1. Social Media is not for Selling Product
However instinctual it may be, a company’s Facebook page is not the place to be advertising a product and pushing a customer to buy it. Users are not on social sites to purchase items. They would go to purchasing websites for that. Users are looking to be informed and to see compelling and interesting content that will entertain them. “Social media is all about building relationships and growing trust”, says Nellie Akalp. News from around the industry or interesting stories that have something to do with the product can be good things to post on. Creating a discussion that will cause interaction with the customers is a good way to build a following. According to Akelp, self-promotion should only be about 5%-10% of any company page.
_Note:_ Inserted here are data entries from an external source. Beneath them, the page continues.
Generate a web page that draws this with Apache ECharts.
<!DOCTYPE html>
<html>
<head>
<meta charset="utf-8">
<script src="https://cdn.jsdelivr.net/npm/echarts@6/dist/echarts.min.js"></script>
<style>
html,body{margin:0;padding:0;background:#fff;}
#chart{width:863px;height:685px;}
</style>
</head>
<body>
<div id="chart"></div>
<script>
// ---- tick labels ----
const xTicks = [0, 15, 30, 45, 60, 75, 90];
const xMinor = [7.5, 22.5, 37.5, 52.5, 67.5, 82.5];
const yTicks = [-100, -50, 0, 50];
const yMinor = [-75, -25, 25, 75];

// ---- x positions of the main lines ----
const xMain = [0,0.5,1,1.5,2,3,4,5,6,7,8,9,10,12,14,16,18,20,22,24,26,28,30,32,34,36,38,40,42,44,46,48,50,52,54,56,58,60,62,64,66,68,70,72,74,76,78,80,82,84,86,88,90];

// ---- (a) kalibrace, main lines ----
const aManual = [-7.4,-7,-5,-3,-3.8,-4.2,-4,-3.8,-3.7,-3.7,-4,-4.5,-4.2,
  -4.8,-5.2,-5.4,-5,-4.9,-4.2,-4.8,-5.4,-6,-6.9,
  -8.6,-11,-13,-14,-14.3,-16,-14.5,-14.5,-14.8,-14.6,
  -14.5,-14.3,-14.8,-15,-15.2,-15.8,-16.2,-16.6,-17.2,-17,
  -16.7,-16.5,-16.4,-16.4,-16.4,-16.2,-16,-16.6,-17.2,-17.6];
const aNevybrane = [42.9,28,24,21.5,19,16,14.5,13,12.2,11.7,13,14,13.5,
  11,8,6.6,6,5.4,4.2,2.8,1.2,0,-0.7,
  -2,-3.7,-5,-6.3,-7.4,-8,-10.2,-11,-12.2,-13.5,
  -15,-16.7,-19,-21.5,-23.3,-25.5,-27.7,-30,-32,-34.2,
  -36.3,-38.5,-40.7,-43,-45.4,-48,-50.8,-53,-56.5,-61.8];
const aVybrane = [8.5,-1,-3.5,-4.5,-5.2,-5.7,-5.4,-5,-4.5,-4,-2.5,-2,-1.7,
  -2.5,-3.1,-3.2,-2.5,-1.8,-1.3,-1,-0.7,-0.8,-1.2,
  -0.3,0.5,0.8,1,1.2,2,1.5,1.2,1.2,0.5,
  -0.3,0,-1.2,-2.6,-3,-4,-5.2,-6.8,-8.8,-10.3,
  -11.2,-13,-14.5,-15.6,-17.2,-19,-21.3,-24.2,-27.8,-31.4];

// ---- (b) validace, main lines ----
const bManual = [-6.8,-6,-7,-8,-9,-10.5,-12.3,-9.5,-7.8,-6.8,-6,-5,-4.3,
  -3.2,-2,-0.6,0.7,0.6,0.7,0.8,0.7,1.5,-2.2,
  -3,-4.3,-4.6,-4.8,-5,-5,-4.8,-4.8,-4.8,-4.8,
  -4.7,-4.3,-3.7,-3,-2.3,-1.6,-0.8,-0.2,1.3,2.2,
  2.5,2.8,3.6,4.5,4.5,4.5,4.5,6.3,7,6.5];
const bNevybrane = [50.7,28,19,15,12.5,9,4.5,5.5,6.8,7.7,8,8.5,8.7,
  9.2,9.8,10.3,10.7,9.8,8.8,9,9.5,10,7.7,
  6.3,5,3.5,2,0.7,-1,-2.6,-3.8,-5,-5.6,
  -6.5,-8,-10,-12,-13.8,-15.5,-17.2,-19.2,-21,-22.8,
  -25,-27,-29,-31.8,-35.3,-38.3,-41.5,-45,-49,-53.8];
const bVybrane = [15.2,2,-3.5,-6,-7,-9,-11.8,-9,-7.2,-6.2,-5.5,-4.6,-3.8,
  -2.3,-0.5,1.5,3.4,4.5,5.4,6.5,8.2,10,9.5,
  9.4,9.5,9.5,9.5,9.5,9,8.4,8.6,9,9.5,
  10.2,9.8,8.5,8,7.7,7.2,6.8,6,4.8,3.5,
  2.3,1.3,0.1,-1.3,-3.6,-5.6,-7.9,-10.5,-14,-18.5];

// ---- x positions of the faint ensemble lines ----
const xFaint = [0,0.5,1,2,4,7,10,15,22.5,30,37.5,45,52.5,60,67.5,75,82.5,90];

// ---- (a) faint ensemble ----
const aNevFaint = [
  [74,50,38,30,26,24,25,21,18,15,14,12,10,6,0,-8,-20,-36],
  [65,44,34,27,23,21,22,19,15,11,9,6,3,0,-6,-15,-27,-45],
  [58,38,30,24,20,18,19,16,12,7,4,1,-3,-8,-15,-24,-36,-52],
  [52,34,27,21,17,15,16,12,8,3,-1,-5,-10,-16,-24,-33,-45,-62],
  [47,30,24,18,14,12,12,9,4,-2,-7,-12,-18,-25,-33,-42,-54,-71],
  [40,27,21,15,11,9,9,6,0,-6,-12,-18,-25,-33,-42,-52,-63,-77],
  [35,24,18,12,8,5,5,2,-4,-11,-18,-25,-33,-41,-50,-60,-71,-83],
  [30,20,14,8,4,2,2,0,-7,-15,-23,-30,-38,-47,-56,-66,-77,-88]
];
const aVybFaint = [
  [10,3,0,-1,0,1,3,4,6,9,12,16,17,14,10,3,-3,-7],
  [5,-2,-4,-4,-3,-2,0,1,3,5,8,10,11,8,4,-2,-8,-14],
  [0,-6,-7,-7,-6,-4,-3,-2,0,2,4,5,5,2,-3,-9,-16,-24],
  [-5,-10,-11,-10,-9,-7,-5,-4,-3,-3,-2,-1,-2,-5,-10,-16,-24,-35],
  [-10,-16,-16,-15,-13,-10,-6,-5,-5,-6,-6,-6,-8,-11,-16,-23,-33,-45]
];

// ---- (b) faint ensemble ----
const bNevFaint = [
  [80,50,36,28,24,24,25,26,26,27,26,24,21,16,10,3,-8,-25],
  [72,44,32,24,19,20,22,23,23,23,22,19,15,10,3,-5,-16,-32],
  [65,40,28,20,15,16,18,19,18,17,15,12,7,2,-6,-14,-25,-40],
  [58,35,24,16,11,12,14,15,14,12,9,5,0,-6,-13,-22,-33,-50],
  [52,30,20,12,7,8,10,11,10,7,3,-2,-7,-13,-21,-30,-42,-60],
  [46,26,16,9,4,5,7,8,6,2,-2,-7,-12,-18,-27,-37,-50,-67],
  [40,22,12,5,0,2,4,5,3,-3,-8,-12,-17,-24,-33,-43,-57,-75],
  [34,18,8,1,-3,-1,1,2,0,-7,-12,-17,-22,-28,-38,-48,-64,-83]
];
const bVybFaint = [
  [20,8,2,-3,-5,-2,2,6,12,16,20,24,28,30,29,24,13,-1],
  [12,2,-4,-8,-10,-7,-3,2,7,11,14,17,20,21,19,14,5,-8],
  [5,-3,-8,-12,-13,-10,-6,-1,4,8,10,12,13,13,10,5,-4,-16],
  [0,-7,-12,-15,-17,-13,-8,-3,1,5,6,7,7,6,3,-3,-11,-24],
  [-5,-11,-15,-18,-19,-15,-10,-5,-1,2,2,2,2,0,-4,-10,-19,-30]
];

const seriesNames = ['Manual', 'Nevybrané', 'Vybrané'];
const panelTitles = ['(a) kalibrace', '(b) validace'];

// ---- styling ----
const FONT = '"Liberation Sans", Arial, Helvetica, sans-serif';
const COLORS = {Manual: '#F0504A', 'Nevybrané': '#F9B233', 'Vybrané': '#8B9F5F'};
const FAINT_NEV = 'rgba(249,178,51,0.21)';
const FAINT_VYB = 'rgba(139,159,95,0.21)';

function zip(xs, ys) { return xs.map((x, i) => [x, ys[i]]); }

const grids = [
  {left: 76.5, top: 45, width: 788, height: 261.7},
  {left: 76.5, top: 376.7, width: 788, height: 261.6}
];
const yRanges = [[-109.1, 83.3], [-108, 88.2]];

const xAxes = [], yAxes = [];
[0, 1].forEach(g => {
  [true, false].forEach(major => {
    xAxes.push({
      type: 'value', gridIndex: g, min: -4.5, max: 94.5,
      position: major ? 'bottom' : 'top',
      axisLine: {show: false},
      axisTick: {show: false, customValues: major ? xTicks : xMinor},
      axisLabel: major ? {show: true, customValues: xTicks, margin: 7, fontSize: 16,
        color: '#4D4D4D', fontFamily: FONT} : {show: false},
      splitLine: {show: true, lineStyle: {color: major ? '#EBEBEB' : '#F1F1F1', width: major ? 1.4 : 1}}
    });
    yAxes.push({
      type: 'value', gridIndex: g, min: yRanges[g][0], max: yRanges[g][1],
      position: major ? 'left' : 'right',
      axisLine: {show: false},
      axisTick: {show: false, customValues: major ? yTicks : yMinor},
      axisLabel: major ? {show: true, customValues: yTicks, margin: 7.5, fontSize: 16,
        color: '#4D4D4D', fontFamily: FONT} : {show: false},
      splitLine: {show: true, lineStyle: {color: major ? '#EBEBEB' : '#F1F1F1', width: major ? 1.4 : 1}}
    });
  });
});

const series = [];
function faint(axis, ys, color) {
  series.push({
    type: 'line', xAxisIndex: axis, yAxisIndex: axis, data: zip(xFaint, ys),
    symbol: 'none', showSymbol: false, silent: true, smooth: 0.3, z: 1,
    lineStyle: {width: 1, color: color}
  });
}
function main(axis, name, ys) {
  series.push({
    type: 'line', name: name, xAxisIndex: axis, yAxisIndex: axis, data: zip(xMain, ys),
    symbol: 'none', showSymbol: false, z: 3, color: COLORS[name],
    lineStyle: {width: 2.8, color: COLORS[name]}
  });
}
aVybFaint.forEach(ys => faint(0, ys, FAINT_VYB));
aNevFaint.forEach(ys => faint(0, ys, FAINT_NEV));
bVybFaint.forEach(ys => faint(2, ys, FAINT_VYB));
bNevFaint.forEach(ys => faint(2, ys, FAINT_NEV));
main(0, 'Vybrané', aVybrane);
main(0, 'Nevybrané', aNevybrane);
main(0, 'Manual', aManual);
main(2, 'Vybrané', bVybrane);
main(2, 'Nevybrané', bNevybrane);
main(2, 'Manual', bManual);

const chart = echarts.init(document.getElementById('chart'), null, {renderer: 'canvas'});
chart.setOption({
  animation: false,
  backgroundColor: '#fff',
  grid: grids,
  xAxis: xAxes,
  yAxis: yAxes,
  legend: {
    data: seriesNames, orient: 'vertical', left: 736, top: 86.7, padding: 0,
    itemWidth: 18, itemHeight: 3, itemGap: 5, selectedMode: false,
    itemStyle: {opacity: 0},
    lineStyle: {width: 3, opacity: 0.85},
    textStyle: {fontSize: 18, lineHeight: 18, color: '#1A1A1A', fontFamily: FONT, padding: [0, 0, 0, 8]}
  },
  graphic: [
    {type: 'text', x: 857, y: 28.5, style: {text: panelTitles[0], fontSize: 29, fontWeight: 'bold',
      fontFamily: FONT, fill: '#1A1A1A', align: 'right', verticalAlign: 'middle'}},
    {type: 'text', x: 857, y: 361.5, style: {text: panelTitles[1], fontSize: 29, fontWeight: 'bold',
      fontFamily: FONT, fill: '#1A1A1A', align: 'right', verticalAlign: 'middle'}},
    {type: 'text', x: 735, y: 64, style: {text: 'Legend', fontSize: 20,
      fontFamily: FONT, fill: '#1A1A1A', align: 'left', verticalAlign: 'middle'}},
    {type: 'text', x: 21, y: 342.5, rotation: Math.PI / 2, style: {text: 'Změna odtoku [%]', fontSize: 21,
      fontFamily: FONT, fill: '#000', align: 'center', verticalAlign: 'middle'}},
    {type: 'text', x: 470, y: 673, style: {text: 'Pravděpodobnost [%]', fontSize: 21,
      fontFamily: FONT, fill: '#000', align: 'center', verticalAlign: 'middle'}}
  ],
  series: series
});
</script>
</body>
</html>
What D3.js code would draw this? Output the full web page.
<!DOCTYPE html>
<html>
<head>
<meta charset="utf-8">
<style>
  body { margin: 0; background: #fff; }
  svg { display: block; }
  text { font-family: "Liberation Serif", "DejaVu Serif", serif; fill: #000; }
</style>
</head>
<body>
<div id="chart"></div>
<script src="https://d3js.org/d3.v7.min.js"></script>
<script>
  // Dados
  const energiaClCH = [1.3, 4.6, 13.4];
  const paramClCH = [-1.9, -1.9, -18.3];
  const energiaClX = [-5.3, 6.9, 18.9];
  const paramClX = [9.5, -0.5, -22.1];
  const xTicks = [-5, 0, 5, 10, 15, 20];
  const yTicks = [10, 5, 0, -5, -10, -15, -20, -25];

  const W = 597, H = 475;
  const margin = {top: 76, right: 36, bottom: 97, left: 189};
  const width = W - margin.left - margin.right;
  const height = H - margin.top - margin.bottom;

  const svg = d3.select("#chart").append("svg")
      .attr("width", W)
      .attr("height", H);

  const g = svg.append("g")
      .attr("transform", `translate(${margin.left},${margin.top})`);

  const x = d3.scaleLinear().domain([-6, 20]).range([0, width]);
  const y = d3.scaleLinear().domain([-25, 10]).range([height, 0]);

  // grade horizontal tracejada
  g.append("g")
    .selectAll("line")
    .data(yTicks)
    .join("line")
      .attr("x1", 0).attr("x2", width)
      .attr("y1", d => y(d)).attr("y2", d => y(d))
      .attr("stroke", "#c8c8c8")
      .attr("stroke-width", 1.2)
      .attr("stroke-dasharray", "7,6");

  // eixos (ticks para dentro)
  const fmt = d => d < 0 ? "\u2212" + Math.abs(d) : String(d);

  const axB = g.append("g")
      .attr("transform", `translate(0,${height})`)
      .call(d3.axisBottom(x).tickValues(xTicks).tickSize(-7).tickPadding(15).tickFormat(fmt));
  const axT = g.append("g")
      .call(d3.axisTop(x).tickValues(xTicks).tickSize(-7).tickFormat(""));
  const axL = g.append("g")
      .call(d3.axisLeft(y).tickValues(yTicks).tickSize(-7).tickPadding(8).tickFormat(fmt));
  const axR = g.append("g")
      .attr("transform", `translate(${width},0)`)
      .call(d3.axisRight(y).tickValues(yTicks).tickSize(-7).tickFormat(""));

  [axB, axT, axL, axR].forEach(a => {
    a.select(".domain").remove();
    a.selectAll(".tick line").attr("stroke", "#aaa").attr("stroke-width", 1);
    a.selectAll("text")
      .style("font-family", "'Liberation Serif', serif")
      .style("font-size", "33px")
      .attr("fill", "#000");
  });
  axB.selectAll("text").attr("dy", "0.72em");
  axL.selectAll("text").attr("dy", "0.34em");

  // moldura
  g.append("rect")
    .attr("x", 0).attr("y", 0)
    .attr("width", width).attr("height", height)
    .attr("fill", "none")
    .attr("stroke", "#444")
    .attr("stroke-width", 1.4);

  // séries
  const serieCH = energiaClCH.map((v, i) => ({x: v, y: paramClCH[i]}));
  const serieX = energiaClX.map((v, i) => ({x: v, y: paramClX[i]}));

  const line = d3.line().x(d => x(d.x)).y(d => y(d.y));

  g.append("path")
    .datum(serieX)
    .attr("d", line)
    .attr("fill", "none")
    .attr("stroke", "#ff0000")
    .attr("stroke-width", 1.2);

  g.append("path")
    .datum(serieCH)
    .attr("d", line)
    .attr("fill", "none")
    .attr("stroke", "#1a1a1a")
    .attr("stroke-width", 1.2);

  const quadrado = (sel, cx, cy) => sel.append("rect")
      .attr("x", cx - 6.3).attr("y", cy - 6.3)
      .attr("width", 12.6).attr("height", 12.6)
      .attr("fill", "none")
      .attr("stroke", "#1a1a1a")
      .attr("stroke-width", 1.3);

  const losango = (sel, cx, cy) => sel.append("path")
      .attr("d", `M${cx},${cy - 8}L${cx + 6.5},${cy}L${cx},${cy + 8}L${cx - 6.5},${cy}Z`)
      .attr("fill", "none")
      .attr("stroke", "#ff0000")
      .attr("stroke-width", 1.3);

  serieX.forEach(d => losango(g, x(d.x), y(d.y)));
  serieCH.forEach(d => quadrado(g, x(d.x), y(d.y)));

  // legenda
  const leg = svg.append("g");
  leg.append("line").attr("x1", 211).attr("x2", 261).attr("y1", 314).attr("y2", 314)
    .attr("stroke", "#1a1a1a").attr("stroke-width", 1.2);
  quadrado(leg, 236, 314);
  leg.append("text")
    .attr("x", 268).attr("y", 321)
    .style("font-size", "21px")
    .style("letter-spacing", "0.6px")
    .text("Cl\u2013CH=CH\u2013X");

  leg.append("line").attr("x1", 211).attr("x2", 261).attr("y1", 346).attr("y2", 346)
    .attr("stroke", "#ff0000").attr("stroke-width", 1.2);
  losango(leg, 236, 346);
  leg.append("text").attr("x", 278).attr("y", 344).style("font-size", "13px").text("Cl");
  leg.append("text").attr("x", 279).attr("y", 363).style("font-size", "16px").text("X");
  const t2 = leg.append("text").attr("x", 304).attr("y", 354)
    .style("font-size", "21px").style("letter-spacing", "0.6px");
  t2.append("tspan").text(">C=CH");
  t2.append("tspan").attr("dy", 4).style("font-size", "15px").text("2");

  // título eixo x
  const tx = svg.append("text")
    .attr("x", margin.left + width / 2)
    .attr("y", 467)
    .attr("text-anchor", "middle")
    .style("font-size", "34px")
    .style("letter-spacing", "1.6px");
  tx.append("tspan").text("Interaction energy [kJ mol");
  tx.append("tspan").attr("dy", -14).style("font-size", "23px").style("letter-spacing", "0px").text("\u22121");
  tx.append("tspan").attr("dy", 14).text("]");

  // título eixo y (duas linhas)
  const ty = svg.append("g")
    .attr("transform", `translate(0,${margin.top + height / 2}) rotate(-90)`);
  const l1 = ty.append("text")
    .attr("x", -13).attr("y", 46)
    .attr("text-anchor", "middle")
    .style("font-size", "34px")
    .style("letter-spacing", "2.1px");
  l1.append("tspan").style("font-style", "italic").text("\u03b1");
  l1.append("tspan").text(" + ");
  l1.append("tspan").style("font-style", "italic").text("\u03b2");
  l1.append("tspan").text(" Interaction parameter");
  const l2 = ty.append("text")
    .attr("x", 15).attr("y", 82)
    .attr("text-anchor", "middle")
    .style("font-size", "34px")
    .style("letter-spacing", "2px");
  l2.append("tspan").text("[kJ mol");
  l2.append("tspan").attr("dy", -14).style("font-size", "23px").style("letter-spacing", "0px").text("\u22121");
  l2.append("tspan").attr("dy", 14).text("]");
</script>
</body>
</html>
2. Social Media is Not About Self Promotion
Similar to the previous rule, a company’s social site should not be all about self-promotion. Posting only on products and advertisements does nothing to create discussion and will only discourage customers from engaging. Once again, interesting content that will grab a user’s attention will build trust and a loyal following. Nobody wants to hear someone talk about themselves the whole time.
3. Pick and Choose Wisely
With so many social sites it’s very easy for a business to quickly register on all of them, considering most are free, and spread itself thin when it comes to updating them all. Especially for smaller businesses, its better to pick a couple main ones that you will be able to update regularly, rather than a bunch that you will never update. Especially with such an emphasis nowadays on a company’s internet marketing, staying up to date is very important for keeping a following. It will reflect poorly if there is no engagement on the site.
4. Go at Your Own Pace
Companies that have huge budgets for marketing have many resources and time to continuously update and engage in new social site trends. This may pressure a smaller company to want to try to keep up and do the same. It is important that smaller businesses do not play this game as it will only fail when resources are not at the same level. Choose certain sites and do very well in those areas to create loyalty, and then decide whether to move into other sites. It is better to be really good at a couple than not so good at a lot.
5. Consider Resources
Social media is not free. Despite free sign ups and add-ons, it takes employees and time to produce positive results in the social world. Interesting content takes time to create, and planning is necessary when building a base of loyal customers. This is something businesses should keep in mind when assigning tasks and deciding how they will go about social networking.
Despite how daunting a social media campaign may be, the proper amount of work and correct procedures can produce very successful results with a larger brand following and loyalty that will result in more sales.